First-quarter bank earnings were going to be rough enough without the coronavirus pandemic.
Implementing a new accounting rule on Jan. 1 that required them to estimate and record loan losses before they happen, the nation’s four largest banks added $10.4 billion to their reserves. Then came the spikes in unemployment and shuttering of much of the economy, raising doubts about whether customers could keep up with their credit cards and mortgages.
By the time the banks reported last week, they had piled on another $17.9 billion in loan-loss reserves in addition to initial adjustments for the current expected credit losses (CECL) standard—a figure that served mostly to raise questions from analysts whether even that staggering total was enough.
“The only thing we can say with any certainty is the loss estimates in first quarter are going to be wrong,” said Michael Shepherd, director at Fitch Ratings Inc..
The economic forecasts underwent huge shifts just between March 31, when banks closed their books, and the beginning of earnings season in mid-April, said Ross Eaton, partner at Oliver Wyman.
“If you think about the way in which economic forecasts have evolved, as recently as early March, we were talking about a slowdown. Then it was a mild recession. Then it was deeper recession,” Eaton said. “Now you have numbers floating around like annualized GDP growth of minus 35%.”
Congress had offered banks an extension on complying with the accounting rule in the coronavirus relief package President Donald Trump signed into law March 27. But the details of the delay and regulator interpretations of it made it unpalatable for most banks. JPMorgan Chase & Co., Citigroup Inc., Bank of America Corp., and Wells Fargo & Co. all implemented it on time.
An accounting change, even one as major as CECL, doesn’t change the underlying economics of a loan. A bad loan will make a bank lose money under the new accounting as much as it did under the old accounting rules.
The difference is the timing of when a bank recognizes the losses. CECL moves the timing to the day the bank makes a loan, even before a customer makes a late payment. The mechanics of the accounting means that when a bank shores up its loss reserves, it dings its earnings.
Developed in the aftermath of the 2008 financial crisis, when bank balance sheets looked healthy despite the market meltdown, the idea behind CECL is to highlight potential credit losses and make banks prepare for them before it’s too late. The Financial Accounting Standards Board published the rule in 2016 and large, publicly traded companies had to comply with it on Jan. 1. Credit unions, privately held banks, and smaller public banks and companies have until 2023 to follow it.
“The adverse effect filters through the financials much more quickly,” said Saul Martinez, managing director at UBS. “And that’s a harder thing to gauge and estimate on a quarterly basis.”
The standard applies to all businesses, but banks and companies with big financing arms are the most affected. The rule requires businesses to look to the “reasonable and supportable” future, consider past experience, and assess existing conditions to come up with their best estimates on credit losses and set aside corresponding reserves.
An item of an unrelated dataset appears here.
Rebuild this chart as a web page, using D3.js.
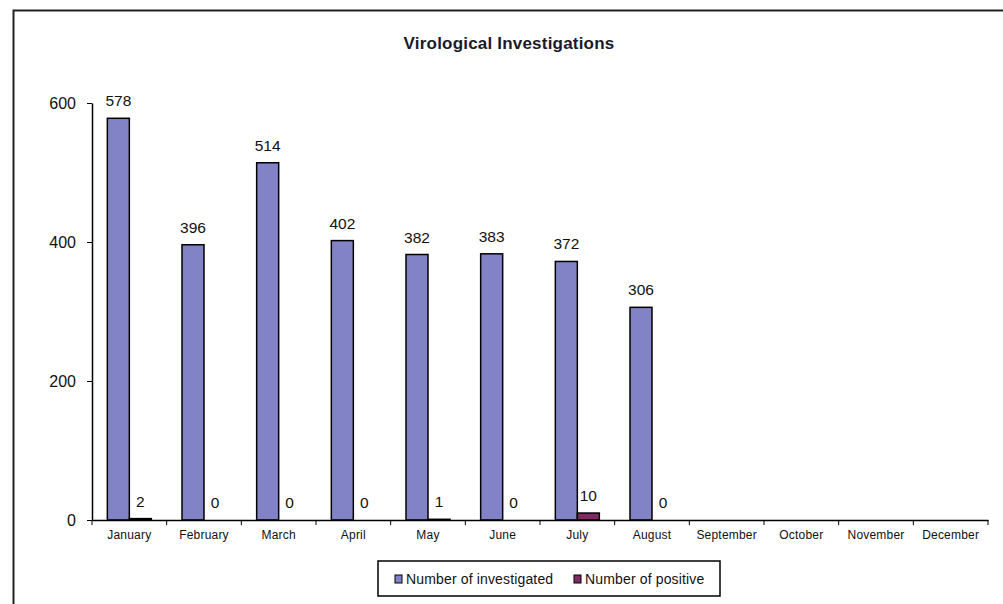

“We haven’t actually seen the stress emerge as of yet,” Jennifer Piepszak, chief financial officer at JPMorgan Chase & Co., said on the bank’s April 14 call.
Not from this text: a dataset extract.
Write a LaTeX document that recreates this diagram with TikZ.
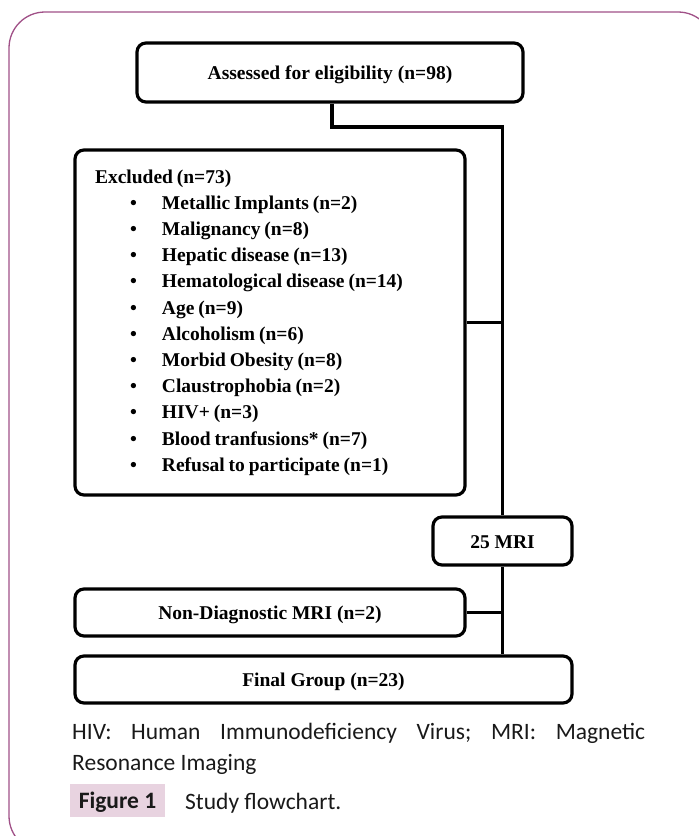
\documentclass[tikz,border=0pt]{standalone}
\usepackage{fontspec}
\setmainfont{Liberation Serif}
\newfontfamily\capfont{Carlito}
\usepackage{xcolor}
\usetikzlibrary{positioning}
\definecolor{framepink}{RGB}{160,80,135}
\definecolor{tagpink}{RGB}{232,211,224}
\newcommand{\exitem}[1]{\hspace*{35pt}\makebox[32pt][l]{\textbullet}#1}
\frenchspacing

\begin{document}
\begin{tikzpicture}[x=1pt,y=-1pt,
  flowbox/.style={draw=black, line width=3.2pt, rounded corners=9pt, inner sep=0pt,
    font=\bfseries\fontsize{19.5}{26.2}\selectfont},
  flowtext/.style={text height=14pt, text depth=0pt},
  flowline/.style={black, line width=3.2pt},
  captext/.style={anchor=base west, inner sep=0pt, text=black!90,
    font=\capfont\fontsize{23.5}{27}\selectfont}]

\clip (0,0) rectangle (699,836);

% outer frame
\draw[framepink, line width=1.3pt, rounded corners=36pt] (9,12) rectangle (714,852);

%%%%%%%%%%%%  Boxes %%%%%%%%%%%%%
\node[flowbox, flowtext, minimum width=386, minimum height=59] (assess) at (330,72.5)
{Assessed for eligibility (n=98)};

\node[flowbox, minimum width=390, minimum height=345, text width=350, align=left] (excl) at (270,322.5)
{\spaceskip=0.2em\relax
Excluded (n=73)\\
\exitem{Metallic Implants (n=2)}\\
\exitem{Malignancy (n=8)}\\
\exitem{Hepatic disease (n=13)}\\
\exitem{Hematological disease (n=14)}\\
\exitem{Age (n=9)}\\
\exitem{Alcoholism (n=6)}\\
\exitem{Morbid Obesity (n=8)}\\
\exitem{Claustrophobia (n=2)}\\
\exitem{HIV+ (n=3)}\\
\exitem{Blood tranfusions* (n=7)}\\
\exitem{Refusal to participate (n=1)}};

\node[flowbox, flowtext, minimum width=139, minimum height=48] (mri) at (502.5,541)
{25 MRI};

\node[flowbox, flowtext, minimum width=390, minimum height=47] (nondiag) at (270,612.5)
{Non-Diagnostic MRI (n=2)};

\node[flowbox, flowtext, minimum width=497, minimum height=47] (final) at (323.5,679.5)
{Final Group (n=23)};

% connectors
\coordinate (bend) at (502.5,127);
\draw[flowline] ([xshift=2pt]assess.south) |- (bend) -- (mri.north);
\draw[flowline] (excl.east) -- (excl.east -| mri.north);
\draw[flowline] (nondiag.east) -- (nondiag.east -| mri.south);
\draw[flowline] (mri.south) -- (final.north -| mri.south);

%%%%%%%%%%%%  Caption %%%%%%%%%%%%%
\node[captext] (abbr) at (72,739)
{\makebox[573pt][s]{HIV: Human Immunodeficiency Virus; MRI: Magnetic}};
\node[captext] (abbrend) at (72,770) {Resonance Imaging};

\node[fill=tagpink, minimum width=95, minimum height=33, inner sep=0pt,
  text height=15pt, text depth=0pt, text=black!90,
  font=\capfont\bfseries\fontsize{23.5}{27}\selectfont] (figtag) at (117.5,800.5) {Figure 1};
\node[captext] (figtitle) at (185,809) {Study flowchart.};

\end{tikzpicture}
\end{document}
There’s no formula or standard method for any company to estimate and record losses. FASB intentionally created the standard to be flexible, within reason. But that means every bank draws up different estimates based on its customer, loan, and business makeup—and its vision for how the future will shake out.
“All of the banks will be using different assumptions in coming up with what their provision expenses will be so you can’t compare JPMorgan’s provision with Bank of America’s provision and take them as apples to apples,” Fitch’s Shepherd said. “That’s a challenge for us analysts.”
Behind the numbers
Within the more than $28 billion in total anticipated losses set aside by JPMorgan Chase, Citigroup, Bank of America and Wells Fargo, JPMorgan boosted its reserves by $6.8 billion, the most out of the group, and Wells Fargo upped its reserves by about $3.1 billion, the least of the four megabanks. If a bank has a lot of credit card customers, like JPMorgan, it expects more losses than one with a big book of commercial loans that have a history of paying on time.
Macroeconomic forecasts banks use play a central role, too. The models each use could differ significantly, especially for how they forecast labor and GDP changes.
“How do I tease out the differences between Wells and Citi and JPMorgan?” Martinez asked. “It’s hard because the disclosures aren’t consistent.”
To understand the reserve build up, analysts peppered bank executives with questions about their calculations.
“What we’d like to understand is what the major drivers are,” said Betsy Graseck, managing director at Morgan Stanley. “What is your outlook for GDP and unemployment over the reasonable and supportable period and over the rest of the life-of-loan period?”
In addition to the doom and gloom from a spiraling economy, banks also have to consider potential bright spots ahead. One of them is the stimulus check payout built into the relief package. Many Americans received money the same week that bank earnings kicked off.
“Will they use any of the stimulus to keep current on their debt?” Graseck said. “That borrower behavior, I think, is one of the trickiest things for anyone to model.”